Friday, November 23, 2007

Getting older and wiser!!!

Yesterday it got cold and I in the late afternoon I went to a set to visit with some of my friends. It was out at the Brick Works in the Don Valley that cuts through the center of Toronto. Once a real open pit with kilns, it is now mostly abandoned although it is turning into a mid-city art installation. Now, before all the factory space is altered film crews go there to get seedy wrecked buildings to film in. Well, it was cold and my hands quickly felt the chill. The rewards of years of smoking have taken the toll of my circulation system and the chill sets in fast and deep. Undaunted I chatted with friends and sold my little Pocket Pack to those who know my Hollywood Survival Kit and could recognize the value of the good things in the Pocket Pack. Nothing against cold alas but lots against the sprained ankles that the slippery muddy half frozen ground would bring in the darkness.

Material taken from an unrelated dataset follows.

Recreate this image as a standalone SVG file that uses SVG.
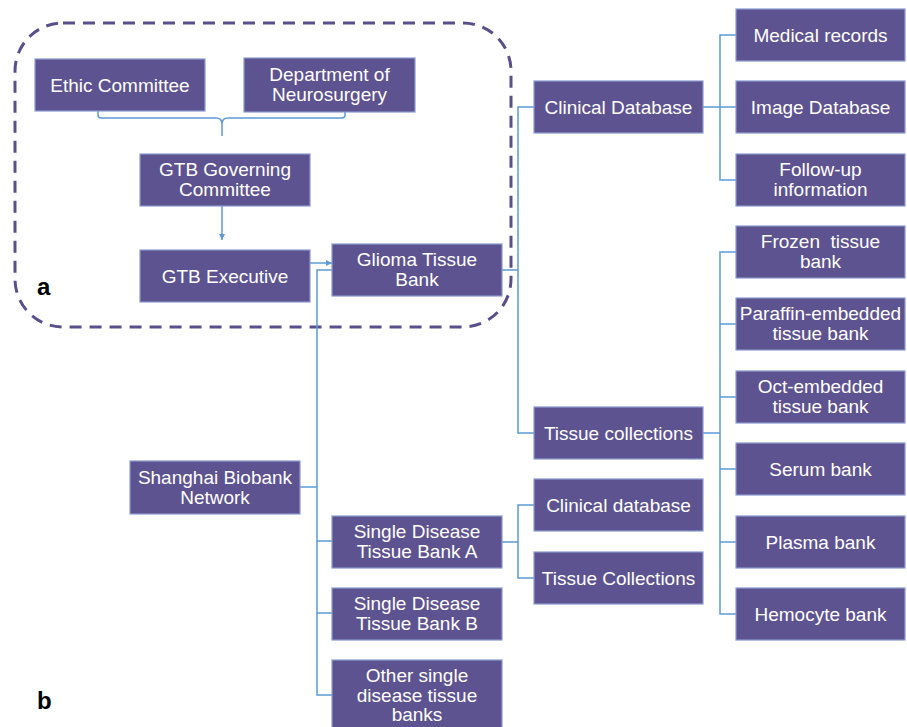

I think often about age for I belie my years and can still hotfoot it around a set with the best of them. I look at those younger who do not move as well as I do and feel sad for them. I also look at those my age and older for role models as the years mount. Eli Wallach has to rate as an all time role model. I worked with him only once. In Halifax on a film called The Book Fair Murders. It was about a man who had stolen millions in paintings from a Jewish family in the second world war and at last was being caught for his crimes although they seemed somewhat justified. Eli Wallach was to play the old man. He was born in 1915 and we were going to film with him in 2000. He was 85. It was hard to arrange for him to come to us from New York as he was rehearsing a new play and his day off was Monday so we could fly him up on Sunday, film with him on Monday and he would fly home on Tuesday early in the morning so he could be at rehearsals that day. He did not miss work for any reason it would seem. He had two scenes to play supposedly by the sea where he had a sumptuous house. Robert Joy who I first worked with on Atlantic City was to play opposite him in both scenes. They were pivotal to the plot for Roberts character was the man who discovered the theft and one scene was an interview and the other reminiscences of his life as a young man in the employment of the rich and kind Jewish mogul. Both scenes were long and had very long speeches in them. I mean more that one page of Eli just talking about his past. He was arriving at 9 on Sunday evening and he asked that the final script be left at his hotel so he could check it against the script he was given to make sure he had the changes if there were any. He also asked to have a limo take him to set the next morning for he would polish his lines during the drive.
So this 85 year old man was going to fly to us on Sunday evening, although in the midst of play rehearsals which are not easy for there is script to learn and changes to be made in words and feelings and new people to deal with: a full time job and difficult time for any actor.
We were lucky for Monday was a sunny day although the temperature was around freezing. We had decided to go to Peggy's Cove, the famous tourist attraction that is on a rocky point that juts into the Atlantic ocean. With clever placement of the camera we could see just the roof and chimneys of the large pavilion there and it played as the rich man's house. We laid a dolly track in front of the bench where the two men were going to be seated. Wolfgang Panzer who was our director and a wonderful man as well as a great director could shoot the whole scene just moving up and down the track. A dolly back and forth while the scene played and then close ups. Wolfgang started with the close up of Ely's whole speech. We are talking about three minutes of straight monologue with the odd question thrown in. We had everything set up and lots of blankets and hot shots to keep Ely as warm as possible. He strode out and only his carefulness about where he was walking told us of his age. He was chipper, happy, friendly and met everyone with a handshake. He sat down with Robert and first discussed a couple of the changes that had been made in the script with Wolfgang. This only took a few minutes and all was ready. He rehearsed once with the camera so we could get our moves. He never missed a line or word in any of the speech. It was awesome as we went through shot after shot in one or two takes and always with excellent results. After we finished with Robert Joy's close up which was our last shot of the scene Eli called me over. He leaned forward and whispered to me. "Do you think we could do another take of my close up. I think I can do it better." I was awestruck that after three hours of sitting in the cold repeating this speech over and over he knew the nuances so well and remembered how he had delivered his first attempts in such detail that he could know this and that he wasn't tired or bored with it all. I went to Wolfgang who immediately said yes and we did one more take of the close up.
It was worth the effort. We did the next scene in the afternoon and finished the day with flying colours.
That evening Eli Wallach took the director, the actors the producder and me too out to dinner at a fine restaurant; about a dozen people. He regaled us with stories and talked quite a bit to Samantha Bond one of the more memorable Miss Moneypennys from the James Bond films. Eli I think had worked with her father who was a well known British actor. He could recall events clearly. He was a wonderful host and it was an honour to be at his table and to meet and be with such a gracious young old man. To this day no one of his age has matched him in my eyes. A very special person to me and a role model in every way.
By the way he made two films this year that are now in post production. Lets see now, he is 92 and I am sure still all here.